Several years ago, listening to a call-in show on my local NPR station with a local wine expert, someone called in and said essentially, "I just don't get it. What are you talking about? I see no differences between wines." The local expert replied, "You are right. Those of us who get all fixed on these various things are the exception. For most people, you like this wine, you don't like that. Please go with your own assessments and don't let people like me influence you unduly." What a wonderful thing to say!
The wine expert in question is Doug Frost, who is in the Kansas City area. I'm not sure if he's still actively doing wine stuff, but here's another story about him.

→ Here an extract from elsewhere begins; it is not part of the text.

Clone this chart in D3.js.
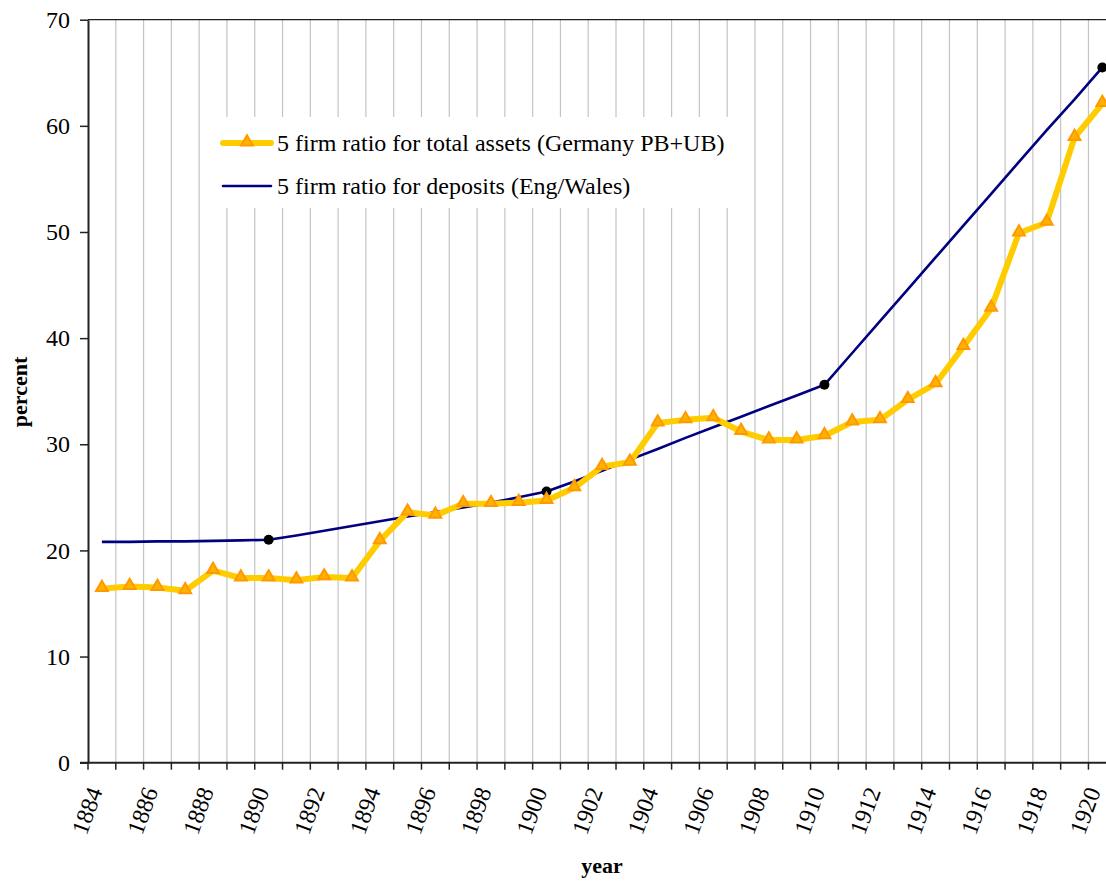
<!DOCTYPE html>
<html>
<head>
<meta charset="utf-8">
<script src="https://cdn.jsdelivr.net/npm/d3@7"></script>
<style>
  body { margin: 0; background: #fff; }
  svg { display: block; font-family: "Liberation Serif", "Times New Roman", serif; }
</style>
</head>
<body>
<svg id="chart" width="1106" height="881"></svg>
<script>
// Years on the category axis
const years = d3.range(1884, 1921);

// Germany: 5 firm concentration ratio for total assets (private + universal banks), percent
const germanyAssets = [
  16.4, 16.6, 16.5, 16.2, 18.1, 17.4, 17.4, 17.2, 17.5, 17.4,
  20.9, 23.6, 23.3, 24.4, 24.4, 24.5, 24.7, 25.9, 27.9, 28.3,
  32.0, 32.3, 32.5, 31.2, 30.4, 30.4, 30.8, 32.1, 32.3, 34.2,
  35.7, 39.2, 42.8, 49.9, 50.9, 58.9, 62.1
];

// England/Wales: 5 firm concentration ratio for deposits, percent
const engWalesDeposits = [
  20.8, 20.8, 20.85, 20.85, 20.9, 20.95, 21.0, 21.4, 21.85, 22.3,
  22.75, 23.2, 23.6, 24.05, 24.5, 25.0, 25.55, 26.5, 27.5, 28.55,
  29.55, 30.6, 31.6, 32.6, 33.6, 34.6, 35.6, 38.6, 41.6, 44.6,
  47.6, 50.6, 53.6, 56.6, 59.6, 62.5, 65.5
];

// Years with an observed value for the deposits series (black dots)
const engWalesObsYears = [1890, 1900, 1910, 1920];

const yTicks = [0, 10, 20, 30, 40, 50, 60, 70];
const xLabelYears = years.filter(y => y % 2 === 0);

const legendLabels = [
  "5 firm ratio for total assets (Germany PB+UB)",
  "5 firm ratio for deposits (Eng/Wales)"
];

const svg = d3.select("#chart");

const plot = { left: 88, top: 19.7, bottom: 762.7 };
const band = 27.79;

const x = d3.scaleBand()
  .domain(years)
  .range([plot.left, plot.left + band * years.length])
  .padding(0);
const cx = yr => x(yr) + x.bandwidth() / 2;

const y = d3.scaleLinear().domain([0, 70]).range([plot.bottom, plot.top]);

// vertical gridlines at category boundaries
const boundaries = years.slice(1).map(yr => x(yr)).concat([x(years[years.length - 1]) + x.bandwidth()]);
svg.append("g")
  .selectAll("line")
  .data(boundaries)
  .join("line")
  .attr("x1", d => d).attr("x2", d => d)
  .attr("y1", plot.top).attr("y2", plot.bottom)
  .attr("stroke", "#c4c4c4")
  .attr("stroke-width", 1.2);

// top frame line
svg.append("line")
  .attr("x1", plot.left).attr("x2", 1106)
  .attr("y1", plot.top).attr("y2", plot.top)
  .attr("stroke", "#222").attr("stroke-width", 1.3);

// legend background
const legend = svg.append("g");
legend.append("rect")
  .attr("x", 208).attr("y", 117)
  .attr("width", 538).attr("height", 91)
  .attr("fill", "#fff");

// y axis
const yAxis = svg.append("g")
  .attr("transform", `translate(${plot.left},0)`)
  .call(d3.axisLeft(y).tickValues(yTicks).tickSize(8).tickPadding(10).tickSizeOuter(0));
yAxis.select(".domain").attr("stroke", "#222").attr("stroke-width", 2);
yAxis.selectAll(".tick line").attr("stroke", "#222").attr("stroke-width", 1.5);
yAxis.selectAll(".tick text")
  .attr("font-size", 24)
  .attr("font-family", "'Liberation Serif', serif")
  .attr("fill", "#000");

// x axis line and boundary ticks
const xAxis = svg.append("g");
xAxis.append("line")
  .attr("x1", plot.left - 8).attr("x2", 1106)
  .attr("y1", plot.bottom).attr("y2", plot.bottom)
  .attr("stroke", "#222").attr("stroke-width", 2);
xAxis.selectAll("line.tick")
  .data([x(years[0])].concat(boundaries))
  .join("line")
  .attr("class", "tick")
  .attr("x1", d => d).attr("x2", d => d)
  .attr("y1", plot.bottom).attr("y2", plot.bottom + 7)
  .attr("stroke", "#222").attr("stroke-width", 1.5);
xAxis.selectAll("text")
  .data(xLabelYears)
  .join("text")
  .attr("transform", d => `translate(${Math.min(cx(d) + 1, 1101)},791) rotate(-70)`)
  .attr("text-anchor", "end")
  .attr("font-size", 24)
  .attr("fill", "#000")
  .text(d => d);

// axis titles
svg.append("text")
  .attr("transform", "translate(27,392) rotate(-90)")
  .attr("text-anchor", "middle")
  .attr("font-size", 22)
  .attr("font-weight", "bold")
  .text("percent");
svg.append("text")
  .attr("x", 602).attr("y", 873)
  .attr("text-anchor", "middle")
  .attr("font-size", 22)
  .attr("font-weight", "bold")
  .text("year");

// deposits line (England/Wales)
const lineGen = d3.line().x((d, i) => cx(years[i])).y(d => y(d));
svg.append("path")
  .attr("d", lineGen(engWalesDeposits))
  .attr("fill", "none")
  .attr("stroke", "#000080")
  .attr("stroke-width", 2.6)
  .attr("stroke-linejoin", "round");

svg.append("g")
  .selectAll("circle")
  .data(engWalesObsYears)
  .join("circle")
  .attr("cx", d => cx(d))
  .attr("cy", d => y(engWalesDeposits[years.indexOf(d)]))
  .attr("r", 5)
  .attr("fill", "#000");

// total assets line (Germany)
svg.append("path")
  .attr("d", lineGen(germanyAssets))
  .attr("fill", "none")
  .attr("stroke", "#FFCC00")
  .attr("stroke-width", 6)
  .attr("stroke-linejoin", "round");

const tri = d3.symbol().type(d3.symbolTriangle).size(60);
svg.append("g")
  .selectAll("path")
  .data(germanyAssets)
  .join("path")
  .attr("transform", (d, i) => `translate(${cx(years[i])},${y(d) - 1})`)
  .attr("d", tri)
  .attr("fill", "#FFB300")
  .attr("stroke", "#FF9900")
  .attr("stroke-width", 2);

// legend entries
const legendRows = [
  { label: legendLabels[0], y: 143, color: "#FFCC00", width: 6, marker: true },
  { label: legendLabels[1], y: 186, color: "#000080", width: 2.6, marker: false }
];
legendRows.forEach(r => {
  legend.append("line")
    .attr("x1", 223).attr("x2", 271)
    .attr("y1", r.y).attr("y2", r.y)
    .attr("stroke", r.color)
    .attr("stroke-width", r.width)
    .attr("stroke-linecap", "round");
  if (r.marker) {
    legend.append("path")
      .attr("transform", `translate(247,${r.y - 1})`)
      .attr("d", tri)
      .attr("fill", "#FFB300")
      .attr("stroke", "#FF9900")
      .attr("stroke-width", 2);
  }
  legend.append("text")
    .attr("x", 277).attr("y", r.y + 8)
    .attr("font-size", 24)
    .attr("fill", "#000")
    .text(r.label);
});
</script>
</body>
</html>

Around the same time, a couple of days before Thanksgiving, at the same NPR station, he was holding a wine tasting. This was in the early 2000s, and I tried to find the show but couldn't, however I'm sure it's out there. Anyway, he's opened two or three bottles, the staff has tasted, and his point is that you don't have to be an expert, you don't have to have some sort of "refined" or "educated" palate, but you can learn what you like. Then he opens the next bottle, and he starts to say something, then stops himself. Each one of the staff samples the wine, and each one says, "I guess there's something wrong with me, but I don't like it." He lets each one say exactly the same thing, and then he says, "As soon as I opened this bottle I could tell that it had gone bad. And this is why I want you to have faith in your own taste. What you tasted wasn't simply something not to your liking, but something that had gone bad, and you could tell."
It was a wonderful example of how we all do need to have confidence in our own palate, and that a wine gone bad is a wine gone bad, which is different from something we just don't like.

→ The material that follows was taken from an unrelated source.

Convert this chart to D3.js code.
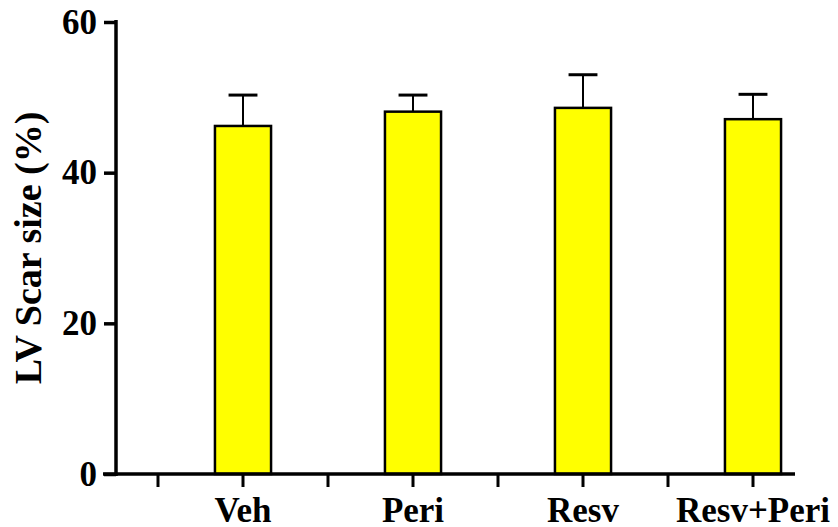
<!DOCTYPE html>
<html>
<head>
<meta charset="utf-8">
<script src="https://cdn.jsdelivr.net/npm/d3@7"></script>
<style>
  html, body { margin: 0; padding: 0; background: #fff; }
  svg { display: block; }
  text { font-family: "Liberation Serif", "Times New Roman", serif; font-weight: bold; fill: #000; }
</style>
</head>
<body>
<svg id="chart" width="838" height="527"></svg>
<script>
// Group names, mean scar size and SEM per group
const categories = ["Veh", "Peri", "Resv", "Resv+Peri"];
const meanValues = [46.2, 48.1, 48.6, 47.1];
const semValues = [4.1, 2.2, 4.4, 3.3];
const yTickValues = [0, 20, 40, 60];
const yLabel = "LV Scar size (%)";

const svg = d3.select("#chart");

const y = d3.scaleLinear().domain([0, 60]).range([474, 22]);
const x = d3.scaleBand().domain(categories).range([158, 838]).padding(0);
const barW = x.bandwidth() * 0.33;
const capW = x.bandwidth() * 0.17;

const data = categories.map((c, i) => ({ cat: c, mean: meanValues[i], sem: semValues[i] }));

// Error bars (upper only), drawn behind the bars
const eb = svg.append("g");
eb.selectAll("line.stem").data(data).join("line")
  .attr("x1", d => x(d.cat) + x.bandwidth() / 2)
  .attr("x2", d => x(d.cat) + x.bandwidth() / 2)
  .attr("y1", d => y(d.mean))
  .attr("y2", d => y(d.mean + d.sem))
  .attr("stroke", "#000").attr("stroke-width", 2);
eb.selectAll("line.cap").data(data).join("line")
  .attr("x1", d => x(d.cat) + x.bandwidth() / 2 - capW / 2)
  .attr("x2", d => x(d.cat) + x.bandwidth() / 2 + capW / 2)
  .attr("y1", d => y(d.mean + d.sem))
  .attr("y2", d => y(d.mean + d.sem))
  .attr("stroke", "#000").attr("stroke-width", 3);

// Bars
svg.append("g").selectAll("rect").data(data).join("rect")
  .attr("x", d => x(d.cat) + x.bandwidth() / 2 - barW / 2)
  .attr("width", barW)
  .attr("y", d => y(d.mean))
  .attr("height", d => y(0) - y(d.mean))
  .attr("fill", "#ffff00")
  .attr("stroke", "#000")
  .attr("stroke-width", 2.5);

// Y axis
const yAxis = d3.axisLeft(y).tickValues(yTickValues).tickSize(12).tickPadding(7).tickFormat(d3.format("d"));
const gy = svg.append("g").attr("transform", "translate(116,0)").call(yAxis);
gy.select(".domain").remove();
gy.selectAll(".tick line").attr("stroke", "#000").attr("stroke-width", 3.5);
gy.selectAll(".tick text")
  .style("font-family", "'Liberation Serif', 'Times New Roman', serif")
  .style("font-weight", "bold")
  .style("font-size", "35px")
  .attr("fill", "#000");
svg.append("line")
  .attr("x1", 116).attr("x2", 116)
  .attr("y1", y(60) - 2).attr("y2", y(0) + 2)
  .attr("stroke", "#000").attr("stroke-width", 3.5);

// X axis: labelled ticks at group centres, plain ticks at group boundaries
const xAxis = d3.axisBottom(x).tickSize(13).tickPadding(10);
const gx = svg.append("g").attr("transform", `translate(0,${y(0)})`).call(xAxis);
gx.select(".domain").remove();
gx.selectAll(".tick line").attr("stroke", "#000").attr("stroke-width", 3);
gx.selectAll(".tick text")
  .style("font-family", "'Liberation Serif', 'Times New Roman', serif")
  .style("font-weight", "bold")
  .style("font-size", "35px")
  .attr("fill", "#000");
gx.selectAll("line.minor").data(categories).join("line")
  .attr("class", "minor")
  .attr("x1", d => x(d)).attr("x2", d => x(d))
  .attr("y1", 0).attr("y2", 13)
  .attr("stroke", "#000").attr("stroke-width", 3);
svg.append("line")
  .attr("x1", 103).attr("x2", 795)
  .attr("y1", y(0)).attr("y2", y(0))
  .attr("stroke", "#000").attr("stroke-width", 3.5);

// Y axis title
svg.append("text")
  .attr("transform", `translate(41,${(y(0) + y(60)) / 2}) rotate(-90)`)
  .attr("text-anchor", "middle")
  .style("font-size", "38px")
  .text(yLabel);
</script>
</body>
</html>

I've only once ever opened a bottle gone bad, but plenty of times I've opened a bottle that I didn't like very much.
Anyway, your point about blind tastings is correct. The reality is, we all like somewhat different wines, although (as I said above) a wine gone bad is a wine gone bad.

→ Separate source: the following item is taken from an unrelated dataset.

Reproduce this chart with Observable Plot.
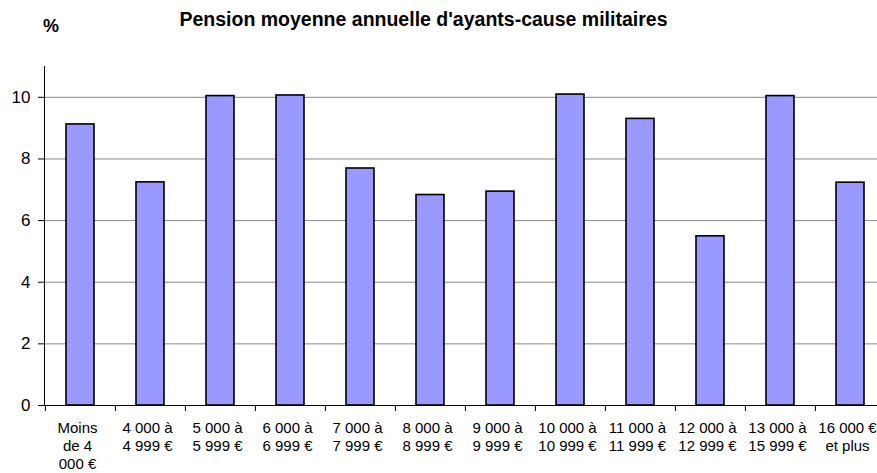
<!DOCTYPE html>
<html>
<head>
<meta charset="utf-8">
<script src="https://cdn.jsdelivr.net/npm/d3@7"></script>
<script src="https://cdn.jsdelivr.net/npm/@observablehq/plot@0.6"></script>
<style>
  html, body { margin: 0; padding: 0; background: #fff; }
  #wrap { position: relative; width: 877px; height: 473px; overflow: hidden; font-family: "Liberation Sans", Arial, sans-serif; }
  #title { position: absolute; left: 0; width: 847px; top: 8px; text-align: center; font-weight: bold; font-size: 19.5px; color: #000; white-space: nowrap; }
  #unit { position: absolute; left: 43px; top: 16px; font-weight: bold; font-size: 18px; color: #000; }
  #chart { position: absolute; left: 0; top: 0; }
</style>
</head>
<body>
<div id="wrap">
  <div id="chart"></div>
  <div id="title">Pension moyenne annuelle d'ayants-cause militaires</div>
  <div id="unit">%</div>
</div>
<script>
const categories = [
  "Moins\nde 4\n000 €",
  "4 000 à\n4 999 €",
  "5 000 à\n5 999 €",
  "6 000 à\n6 999 €",
  "7 000 à\n7 999 €",
  "8 000 à\n8 999 €",
  "9 000 à\n9 999 €",
  "10 000 à\n10 999 €",
  "11 000 à\n11 999 €",
  "12 000 à\n12 999 €",
  "13 000 à\n15 999 €",
  "16 000 €\net plus"
];
const values = [9.12, 7.24, 10.04, 10.06, 7.69, 6.83, 6.94, 10.09, 9.3, 5.49, 10.04, 7.23];
const yTicks = [0, 2, 4, 6, 8, 10];

const data = categories.map((c, i) => ({category: c, value: values[i]}));

const W = 877, mL = 44, mR = -9;
const step = (W - mL - mR) / categories.length;

const chart = Plot.plot({
  width: W,
  height: 473,
  marginLeft: mL,
  marginRight: mR,
  marginTop: 66,
  marginBottom: 68,
  style: {fontFamily: "'Liberation Sans', Arial, sans-serif", fontSize: "15px", color: "#000", background: "transparent"},
  x: {domain: categories, paddingInner: 0.6, paddingOuter: 0.3, label: null},
  y: {domain: [0, 11], label: null},
  marks: [
    Plot.ruleY(yTicks.filter(d => d > 0), {stroke: "#888", strokeWidth: 1}),
    Plot.barY(data, {x: "category", y: "value", fill: "#9999ff", stroke: "#000", strokeWidth: 1.6}),
    Plot.frame({anchor: "left", stroke: "#000"}),
    Plot.ruleY([0], {stroke: "#000"}),
    Plot.axisY({ticks: yTicks, tickSize: 6, tickPadding: 8, fontSize: 17, stroke: "#000", label: null}),
    Plot.axisX({tickSize: 6, tickFormat: () => "", dx: -step / 2, stroke: "#000", label: null}),
    Plot.axisX({tickSize: 0, tickPadding: 15, dx: -3, lineHeight: 1.2, fontSize: 15, label: null})
  ]
});
document.getElementById("chart").appendChild(chart);
</script>
</body>
</html>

Too often people who like wine and know a little bit about wine will lord it over others and too often mock their tastes. "You like sweet wine??!!" with the unspoken "What's WRONG with your" hanging in the air.
That's just ignorant. So what if someone likes a sweet white and someone else likes a dry red? Bit deal. It only matters if you've been asked to bring a wine to the Thanksgiving dinner and you want to make sure you bring what the crowd likes. Otherwise, buy and drink what you like, and to heck with anyone else.